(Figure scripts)
--
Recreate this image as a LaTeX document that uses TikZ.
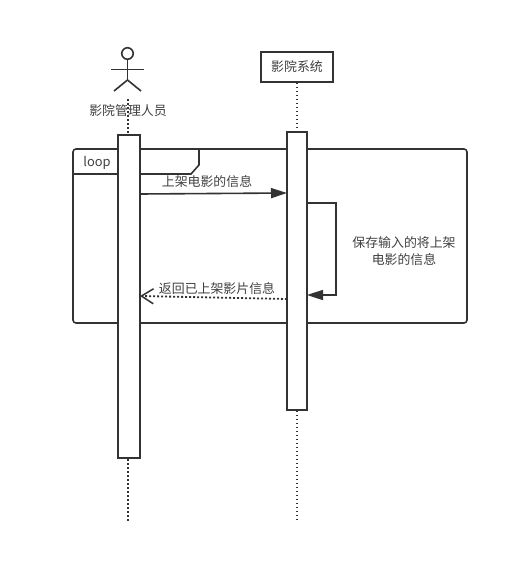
\documentclass[tikz,border=0pt]{standalone}
\usepackage{fontspec}
\setmainfont{Noto Sans CJK SC}
\usetikzlibrary{arrows.meta}

\begin{document}
\begin{tikzpicture}[x = 1pt, y = -1pt, font=\fontsize{12.9pt}{17.5pt}\selectfont, text = black!75]
	\tikzstyle{lineStyle} = [draw = black!80, line width = 1.6pt]
	\tikzstyle{lifeStyle} = [draw = black!80, line width = 1.5pt, dash pattern = on 1.5pt off 2.5pt]
	\tikzstyle{barStyle} = [lineStyle, fill = white, inner sep = 0pt]
	\tikzstyle{solidHead} = [-{Triangle[length = 16pt, width = 10pt]}]
	\tikzstyle{openHead} = [-{Straight Barb[length = 12pt, width = 15pt, line width = 1.5pt]}]
	\useasboundingbox (0, 0) rectangle (527, 584);
	% actor
	\node[lineStyle, shape = circle, minimum size = 11.5pt, inner sep = 0pt] (head) at (127.5, 53.5) {};
	\coordinate (hip) at (127.5, 80);
	\coordinate (armL) at (111, 69.5);
	\coordinate (armR) at (144, 69.5);
	\coordinate (legL) at (114, 91);
	\coordinate (legR) at (141, 91);
	\draw[lineStyle] (head) -- (hip);
	\draw[lineStyle] (armL) -- (armR);
	\draw[lineStyle] (legL) -- (hip) -- (legR);
	\node[inner sep = 0pt] (manager) at (128, 110.5) {影院管理人员};
	\node[lineStyle, minimum width = 72pt, minimum height = 30pt, inner sep = 0pt] (system) at (297, 67) {影院系统};
	% lifelines
	\coordinate (top1) at (128, 99);
	\coordinate (end1) at (128, 521);
	\coordinate (end2) at (297, 521);
	\draw[lifeStyle] (top1) -- (end1);
	\draw[lifeStyle] (system) -- (end2);
	% loop frame
	\node[lineStyle, rounded corners = 3pt, minimum width = 394pt, minimum height = 174pt, inner sep = 0pt] (frame) at (270, 236) {};
	\coordinate (tabA) at (73, 174);
	\coordinate (tabB) at (191, 174);
	\coordinate (tabC) at (199, 165);
	\coordinate (tabD) at (199, 149);
	\draw[lineStyle] (tabA) -- (tabB) -- (tabC) -- (tabD);
	\node (loop) at (97, 163) {loop};
	% activation bars
	\node[barStyle, minimum width = 22pt, minimum height = 323pt] (bar1) at (129, 296.5) {};
	\node[barStyle, minimum width = 20pt, minimum height = 278pt] (bar2) at (297, 271) {};
	% messages
	\coordinate (m1a) at (140, 194);
	\coordinate (m1b) at (287, 193);
	\draw[lineStyle, solidHead] (m1a) -- (m1b);
	\node (m1) at (207, 182) {上架电影的信息};
	\coordinate (s1) at (307, 203);
	\coordinate (s2) at (336, 203);
	\coordinate (s3) at (336, 295);
	\coordinate (s4) at (307, 295);
	\draw[lineStyle, solidHead] (s1) -- (s2) -- (s3) -- (s4);
	\node[align = center] (save) at (404, 251) {保存输入的将上架\\电影的信息};
	\coordinate (r1) at (287, 299);
	\coordinate (r2) at (140, 296);
	\draw[draw = black!80, line width = 1.8pt, dash pattern = on 2pt off 2pt, openHead] (r1) -- (r2);
	\node (back) at (217, 289) {返回已上架影片信息};
\end{tikzpicture}
\end{document}
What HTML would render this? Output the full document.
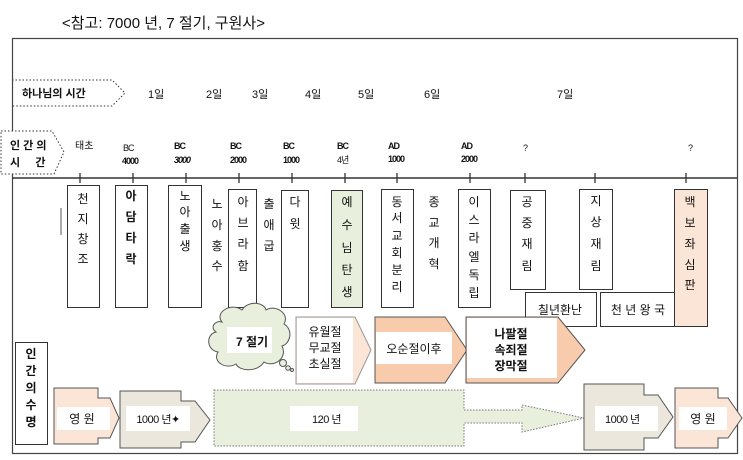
<!DOCTYPE html>
<html><head><meta charset="utf-8"><style>
body{margin:0;background:#fff;width:743px;height:460px;overflow:hidden}
svg{display:block}
text{font-family:"Liberation Sans","Noto Sans CJK KR",sans-serif;fill:#111}
</style></head><body>
<svg width="743" height="460" viewBox="0 0 743 460" xmlns="http://www.w3.org/2000/svg">
<text x="62" y="28" font-size="15">&lt;참고: 7000 년, 7 절기, 구원사&gt;</text>
<rect x="12.5" y="38.5" width="725" height="415" fill="none" stroke="#444" stroke-width="1.2"/>
<!-- 하나님의 시간 -->
<path d="M12,80 H112 L125,93 L112,106 H12" fill="none" stroke="#333" stroke-dasharray="1.5,2"/>
<text x="22" y="97" font-size="11" font-weight="bold">하나님의 시간</text>
<g font-size="11">
<text x="148" y="98">1일</text><text x="206" y="98">2일</text><text x="252" y="98">3일</text>
<text x="305" y="98">4일</text><text x="358" y="98">5일</text><text x="424" y="98">6일</text><text x="557" y="98">7일</text>
</g>
<!-- 인간의 시간 -->
<path d="M1,131 H52 L64,152 L54,174 H1 Z" fill="#fff" stroke="#333" stroke-dasharray="1.5,2"/>
<text x="10" y="149" font-size="11" font-weight="bold">인 간 의</text>
<text x="10" y="166" font-size="11" font-weight="bold">시 &#160; &#160; 간</text>
<line x1="12" y1="178" x2="737" y2="178" stroke="#333" stroke-width="1.5"/>
<g stroke="#333" stroke-width="1.3">
<line x1="80" y1="173" x2="80" y2="183"/><line x1="133" y1="173" x2="133" y2="183"/><line x1="186" y1="173" x2="186" y2="183"/>
<line x1="239" y1="173" x2="239" y2="183"/><line x1="292" y1="173" x2="292" y2="183"/><line x1="345" y1="173" x2="345" y2="183"/>
<line x1="397" y1="173" x2="397" y2="183"/><line x1="470" y1="173" x2="470" y2="183"/><line x1="525" y1="173" x2="525" y2="183"/>
<line x1="595" y1="173" x2="595" y2="183"/><line x1="686" y1="173" x2="686" y2="183"/>
</g>
<g font-size="9" letter-spacing="-1">
<text x="75" y="149" font-size="10" letter-spacing="0">태초</text>
<text x="123" y="151">BC</text><text x="122" y="164" font-weight="bold">4000</text>
<text x="174" y="149" font-weight="bold">BC</text><text x="174" y="163" font-weight="bold" font-style="italic">3000</text>
<text x="230" y="149" font-weight="bold">BC</text><text x="230" y="163" font-weight="bold">2000</text>
<text x="283" y="149" font-weight="bold">BC</text><text x="283" y="163" font-weight="bold">1000</text>
<text x="337" y="149" font-weight="bold">BC</text><text x="337" y="163" font-size="9">4년</text>
<text x="388" y="149" font-weight="bold">AD</text><text x="388" y="162" font-weight="bold">1000</text>
<text x="461" y="149" font-weight="bold">AD</text><text x="461" y="162" font-weight="bold">2000</text>
<text x="523" y="151">?</text><text x="688" y="151">?</text>
</g>
<line x1="61" y1="208" x2="61" y2="235" stroke="#555"/>
<!-- vertical boxes -->
<g stroke="#333" stroke-width="1" fill="#fff">
<rect x="67.5" y="185.5" width="32" height="122"/>
<rect x="115.5" y="185.5" width="32" height="122"/>
<rect x="168.5" y="185.5" width="33" height="122"/>
<rect x="228.5" y="189.5" width="28" height="118"/>
<rect x="281.5" y="190.5" width="27" height="117"/>
<rect x="331.5" y="190.5" width="31" height="117" fill="#e8efdc"/>
<rect x="381.5" y="189.5" width="32" height="118"/>
<rect x="458.5" y="189.5" width="32" height="118"/>
<rect x="510.5" y="190.5" width="35" height="99"/>
<rect x="579.5" y="189.5" width="33" height="100"/>
<rect x="525.5" y="292.5" width="71" height="34"/>
<rect x="600.5" y="292.5" width="75" height="34"/>
<rect x="674.5" y="189.5" width="33" height="137" fill="#fbe5d6"/>
</g>
<g font-size="12" text-anchor="middle">
<text x="83" y="203">천</text><text x="83" y="223">지</text><text x="83" y="243">창</text><text x="83" y="263">조</text>
<text x="131" y="200" font-weight="bold">아</text><text x="131" y="221" font-weight="bold">담</text><text x="131" y="242" font-weight="bold">타</text><text x="131" y="263" font-weight="bold">락</text>
<text x="185" y="200">노</text><text x="185" y="216">아</text><text x="185" y="233">출</text><text x="185" y="250">생</text>
<text x="217" y="208">노</text><text x="217" y="229">아</text><text x="217" y="250">홍</text><text x="217" y="270">수</text>
<text x="243" y="206">아</text><text x="243" y="227">브</text><text x="243" y="248">라</text><text x="243" y="270">함</text>
<text x="269" y="208">출</text><text x="269" y="229">애</text><text x="269" y="250">굽</text>
<text x="295" y="206">다</text><text x="295" y="228">윗</text>
<text x="347" y="206">예</text><text x="347" y="229">수</text><text x="347" y="252">님</text><text x="347" y="274">탄</text><text x="347" y="296">생</text>
<text x="397" y="206">동</text><text x="397" y="222">서</text><text x="397" y="240">교</text><text x="397" y="257">회</text><text x="397" y="274">분</text><text x="397" y="291">리</text>
<text x="434" y="206">종</text><text x="434" y="227">교</text><text x="434" y="247">개</text><text x="434" y="268">혁</text>
<text x="474" y="206">이</text><text x="474" y="224">스</text><text x="474" y="242">라</text><text x="474" y="261">엘</text><text x="474" y="279">독</text><text x="474" y="297">립</text>
<text x="527" y="206">공</text><text x="527" y="227">중</text><text x="527" y="248">재</text><text x="527" y="270">림</text>
<text x="596" y="205">지</text><text x="596" y="226">상</text><text x="596" y="248">재</text><text x="596" y="270">림</text>
<text x="690" y="206">백</text><text x="690" y="227">보</text><text x="690" y="248">좌</text><text x="690" y="269">심</text><text x="690" y="289">판</text>
<text x="560" y="314">칠년환난</text>
<text x="638" y="314">천 년 왕 국</text>
</g>
<!-- cloud -->
<path d="M222,322 C214,312 232,302 242,310 C248,300 264,302 266,310 C276,304 290,314 284,324 C294,330 290,344 282,346 C288,358 274,368 264,362 C258,372 240,372 236,364 C226,370 212,362 218,352 C206,350 206,334 216,332 C210,328 214,320 222,322 Z" fill="#e8efdc" stroke="#555"/>
<circle cx="283" cy="363" r="3.5" fill="#e8efdc" stroke="#555"/><circle cx="288" cy="368" r="2.3" fill="#e8efdc" stroke="#555"/><circle cx="292" cy="370" r="1.5" fill="#e8efdc" stroke="#555"/>
<rect x="227" y="327" width="45" height="26" fill="#fff"/>
<text x="236" y="346" font-size="12" font-weight="bold">7 절기</text>
<!-- 유월절 -->
<path d="M296,317 H355 L371,350 L355,384 H296 Z" fill="#fbe5d6" stroke="#999"/>
<rect x="297" y="318" width="56" height="65" fill="#fff"/>
<g font-size="12" text-anchor="middle">
<text x="325" y="336">유월절</text><text x="325" y="352">무교절</text><text x="325" y="368">초실절</text>
</g>
<!-- 오순절이후 -->
<path d="M375,317 H445 L467,350 L445,383 H375 Z" fill="#f8cbad" stroke="#555"/>
<rect x="376" y="332" width="76" height="32" fill="#fff"/>
<text x="414" y="353" font-size="12" text-anchor="middle">오순절이후</text>
<!-- 나팔절 -->
<path d="M466,317 H558 L585,350 L558,383 H466 Z" fill="#f8cbad" stroke="#555"/>
<path d="M467,318 H557 V378 H467 Z" fill="#fff"/>
<g font-size="12" text-anchor="middle" font-weight="bold">
<text x="511" y="338">나팔절</text><text x="511" y="354">속죄절</text><text x="511" y="370">장막절</text>
</g>
<!-- 인간의수명 -->
<rect x="15.5" y="342.5" width="32" height="102" fill="#fff" stroke="#333"/>
<g font-size="12" font-weight="bold" text-anchor="middle">
<text x="31" y="358">인</text><text x="31" y="375">간</text><text x="31" y="392">의</text><text x="31" y="409">수</text><text x="31" y="426">명</text>
</g>
<!-- bottom arrows -->
<path d="M54,388 H98 V398 H110 L119,418 L110,438 H98 V444 H54 Z" fill="#fbe5d6" stroke="#555"/>
<rect x="57" y="407" width="53" height="23" fill="#fff"/>
<text x="82" y="423" font-size="12" text-anchor="middle">영 원</text>
<path d="M120,391 H181 V401 H195 L210,420 L195,442 H181 V448 H120 Z" fill="#ebe7dc" stroke="#555"/>
<rect x="126" y="406" width="64" height="25" fill="#fff"/>
<text x="158" y="423" font-size="11" text-anchor="middle" letter-spacing="-0.5">1000 년✦</text>
<path d="M214,390 H464 V410 H522 V405 L584,418 L522,432 V423 H464 V446 H214 Z" fill="#e8efdc" stroke="#777" stroke-dasharray="1.5,1.5"/>
<rect x="290" y="406" width="68" height="25" fill="#fff"/>
<text x="312" y="423" font-size="11" letter-spacing="-0.5">120 년</text>
<path d="M584,384 H644 V395 H658 L673,417 L658,438 H644 V450 H584 Z" fill="#ebe7dc" stroke="#555"/>
<rect x="595" y="406" width="63" height="25" fill="#fff"/>
<text x="605" y="423" font-size="11" letter-spacing="-0.5">1000 년</text>
<path d="M675,388 H718 V398 H728 L742,418 L728,438 H718 V448 H675 Z" fill="#fbe5d6" stroke="#555"/>
<rect x="679" y="407" width="48" height="23" fill="#fff"/>
<text x="703" y="423" font-size="12" text-anchor="middle">영 원</text>
</svg>
</body></html>
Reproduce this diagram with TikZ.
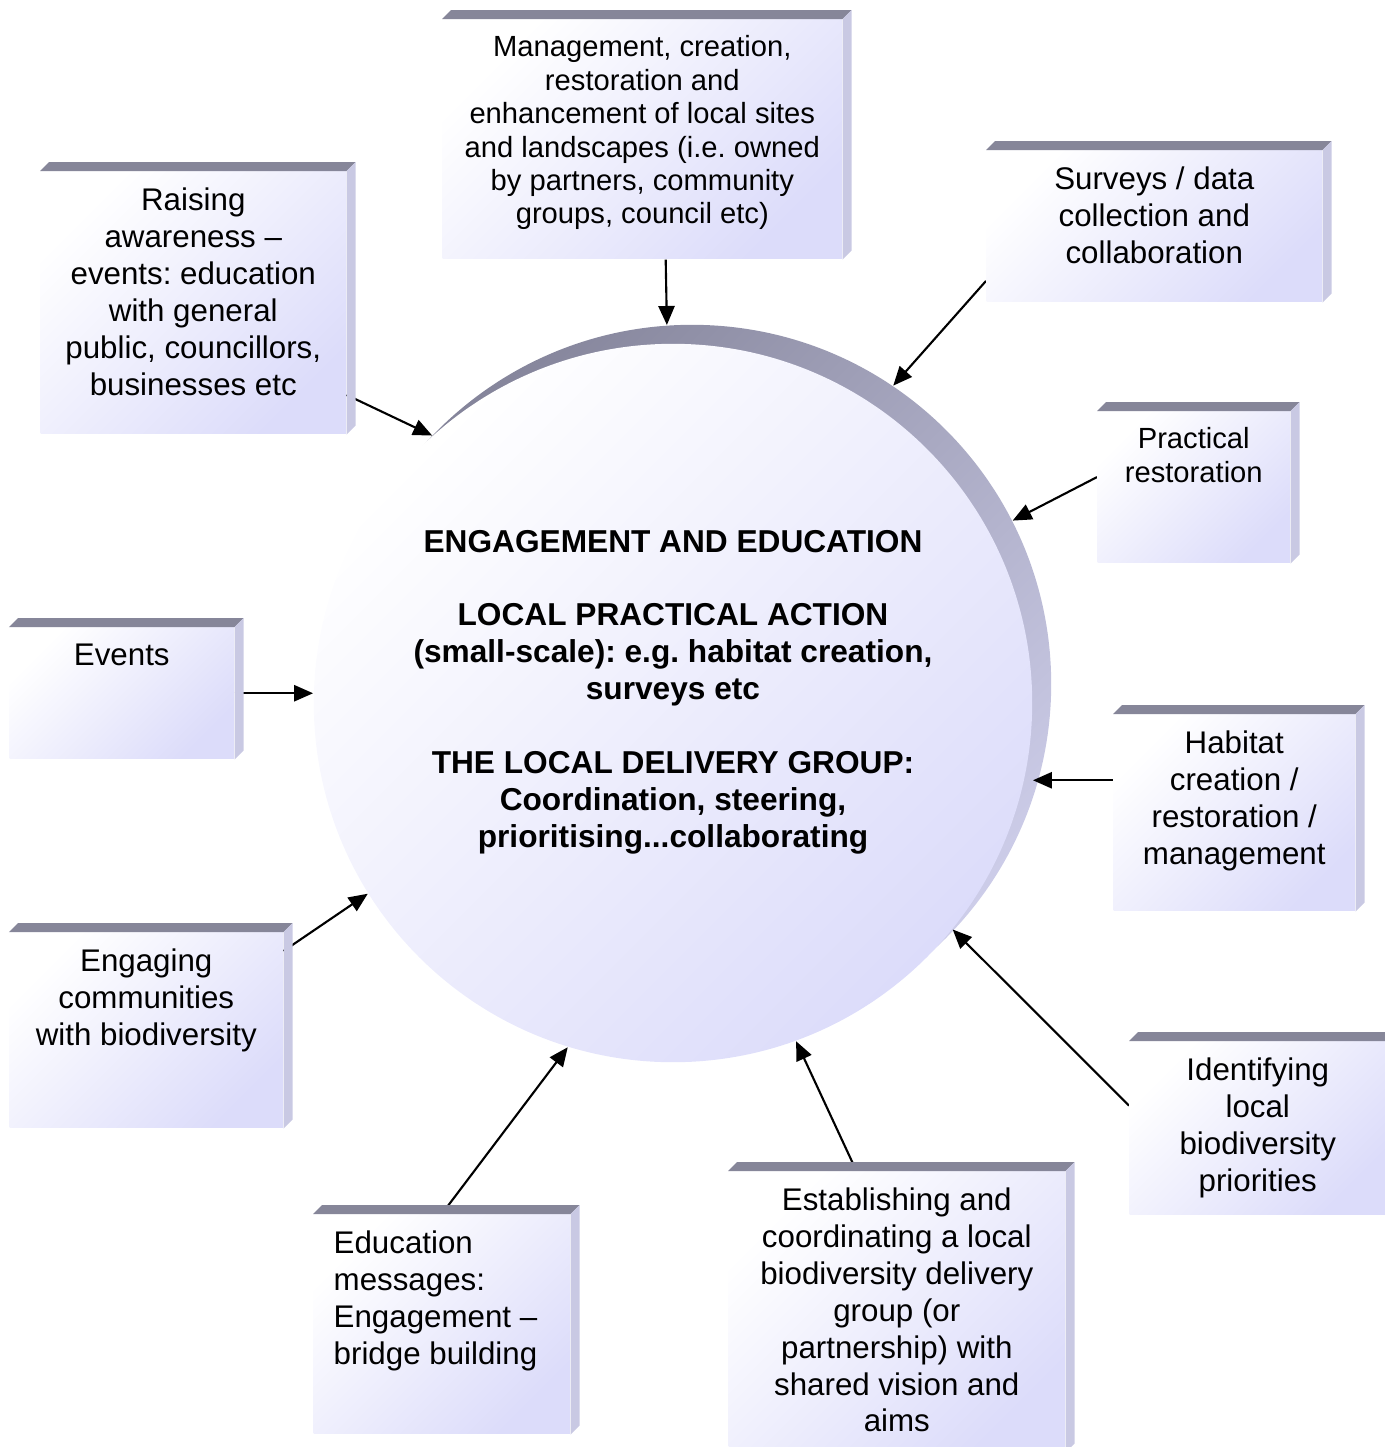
--
Your objective: Which lines in the records above contain the string "this"? Copy each one.

Result:
Recreate this image as a LaTeX document that uses TikZ.
What HTML would render this? Output the full document.
Reproduce this diagram with TikZ.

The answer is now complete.